§ **COLLECTED MATERIAL**:
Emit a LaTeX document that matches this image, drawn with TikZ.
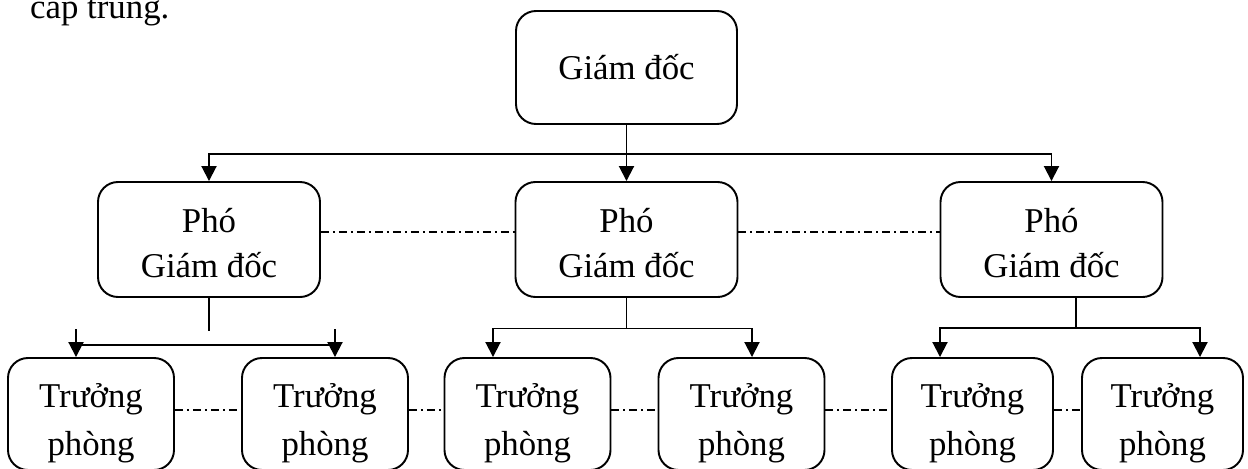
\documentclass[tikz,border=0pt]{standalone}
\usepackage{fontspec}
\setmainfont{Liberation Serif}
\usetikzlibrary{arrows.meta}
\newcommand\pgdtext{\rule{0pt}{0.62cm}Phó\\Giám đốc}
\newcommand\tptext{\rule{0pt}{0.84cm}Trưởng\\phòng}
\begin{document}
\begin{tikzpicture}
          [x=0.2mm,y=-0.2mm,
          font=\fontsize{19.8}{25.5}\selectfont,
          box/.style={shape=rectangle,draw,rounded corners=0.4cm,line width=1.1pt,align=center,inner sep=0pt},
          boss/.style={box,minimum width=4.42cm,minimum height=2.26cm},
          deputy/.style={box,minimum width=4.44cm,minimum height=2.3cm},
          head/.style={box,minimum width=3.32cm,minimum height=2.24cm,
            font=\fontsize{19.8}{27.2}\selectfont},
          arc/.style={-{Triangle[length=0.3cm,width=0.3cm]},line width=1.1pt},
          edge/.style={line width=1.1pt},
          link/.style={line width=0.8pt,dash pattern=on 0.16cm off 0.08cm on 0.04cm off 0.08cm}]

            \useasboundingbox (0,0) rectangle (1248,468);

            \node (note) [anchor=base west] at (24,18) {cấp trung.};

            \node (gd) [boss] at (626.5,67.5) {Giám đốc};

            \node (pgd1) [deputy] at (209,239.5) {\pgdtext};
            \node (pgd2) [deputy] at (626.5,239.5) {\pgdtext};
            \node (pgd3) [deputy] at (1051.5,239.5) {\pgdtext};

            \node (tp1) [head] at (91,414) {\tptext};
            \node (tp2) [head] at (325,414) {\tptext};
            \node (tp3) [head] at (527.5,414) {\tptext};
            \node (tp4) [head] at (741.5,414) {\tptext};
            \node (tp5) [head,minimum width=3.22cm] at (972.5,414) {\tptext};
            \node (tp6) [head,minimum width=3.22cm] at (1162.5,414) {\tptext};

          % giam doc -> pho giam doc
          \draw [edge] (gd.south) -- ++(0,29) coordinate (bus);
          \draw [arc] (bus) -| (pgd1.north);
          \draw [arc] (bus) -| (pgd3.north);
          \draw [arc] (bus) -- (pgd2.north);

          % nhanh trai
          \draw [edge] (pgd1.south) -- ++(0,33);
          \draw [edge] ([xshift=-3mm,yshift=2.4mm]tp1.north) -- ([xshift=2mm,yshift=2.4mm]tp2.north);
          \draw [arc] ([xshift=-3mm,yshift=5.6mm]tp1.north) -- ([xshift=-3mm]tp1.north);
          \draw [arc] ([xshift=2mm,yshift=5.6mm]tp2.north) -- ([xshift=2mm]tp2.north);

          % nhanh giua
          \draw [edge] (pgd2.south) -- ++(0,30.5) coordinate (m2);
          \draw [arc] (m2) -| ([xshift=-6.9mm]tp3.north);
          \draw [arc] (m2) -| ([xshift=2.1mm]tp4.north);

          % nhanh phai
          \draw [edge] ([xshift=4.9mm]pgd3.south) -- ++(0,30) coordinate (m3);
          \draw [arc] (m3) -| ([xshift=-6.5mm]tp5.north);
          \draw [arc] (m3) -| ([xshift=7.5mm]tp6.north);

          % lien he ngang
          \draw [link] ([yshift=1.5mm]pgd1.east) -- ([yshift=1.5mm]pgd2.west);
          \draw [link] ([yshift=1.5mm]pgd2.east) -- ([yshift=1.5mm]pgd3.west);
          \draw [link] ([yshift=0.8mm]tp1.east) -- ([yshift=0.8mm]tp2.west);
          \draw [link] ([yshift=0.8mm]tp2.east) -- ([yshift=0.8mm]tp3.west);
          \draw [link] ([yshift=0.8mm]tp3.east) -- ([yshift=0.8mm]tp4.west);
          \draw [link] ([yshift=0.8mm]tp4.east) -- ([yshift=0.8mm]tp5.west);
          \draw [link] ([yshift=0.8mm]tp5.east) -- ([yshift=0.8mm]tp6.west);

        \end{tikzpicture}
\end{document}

§ **EXERCISE DESCRIPTION**: Repeat only what lies between the start of the data and the end of the line containing "(pgd3) [deputy] at", exactly, with pictures left out.

§ **COMPLETED TASK**:
Emit a LaTeX document that matches this image, drawn with TikZ.
\documentclass[tikz,border=0pt]{standalone}
\usepackage{fontspec}
\setmainfont{Liberation Serif}
\usetikzlibrary{arrows.meta}
\newcommand\pgdtext{\rule{0pt}{0.62cm}Phó\\Giám đốc}
\newcommand\tptext{\rule{0pt}{0.84cm}Trưởng\\phòng}
\begin{document}
\begin{tikzpicture}
          [x=0.2mm,y=-0.2mm,
          font=\fontsize{19.8}{25.5}\selectfont,
          box/.style={shape=rectangle,draw,rounded corners=0.4cm,line width=1.1pt,align=center,inner sep=0pt},
          boss/.style={box,minimum width=4.42cm,minimum height=2.26cm},
          deputy/.style={box,minimum width=4.44cm,minimum height=2.3cm},
          head/.style={box,minimum width=3.32cm,minimum height=2.24cm,
            font=\fontsize{19.8}{27.2}\selectfont},
          arc/.style={-{Triangle[length=0.3cm,width=0.3cm]},line width=1.1pt},
          edge/.style={line width=1.1pt},
          link/.style={line width=0.8pt,dash pattern=on 0.16cm off 0.08cm on 0.04cm off 0.08cm}]

            \useasboundingbox (0,0) rectangle (1248,468);

            \node (note) [anchor=base west] at (24,18) {cấp trung.};

            \node (gd) [boss] at (626.5,67.5) {Giám đốc};

            \node (pgd1) [deputy] at (209,239.5) {\pgdtext};
            \node (pgd2) [deputy] at (626.5,239.5) {\pgdtext};
            \node (pgd3) [deputy] at (1051.5,239.5) {\pgdtext};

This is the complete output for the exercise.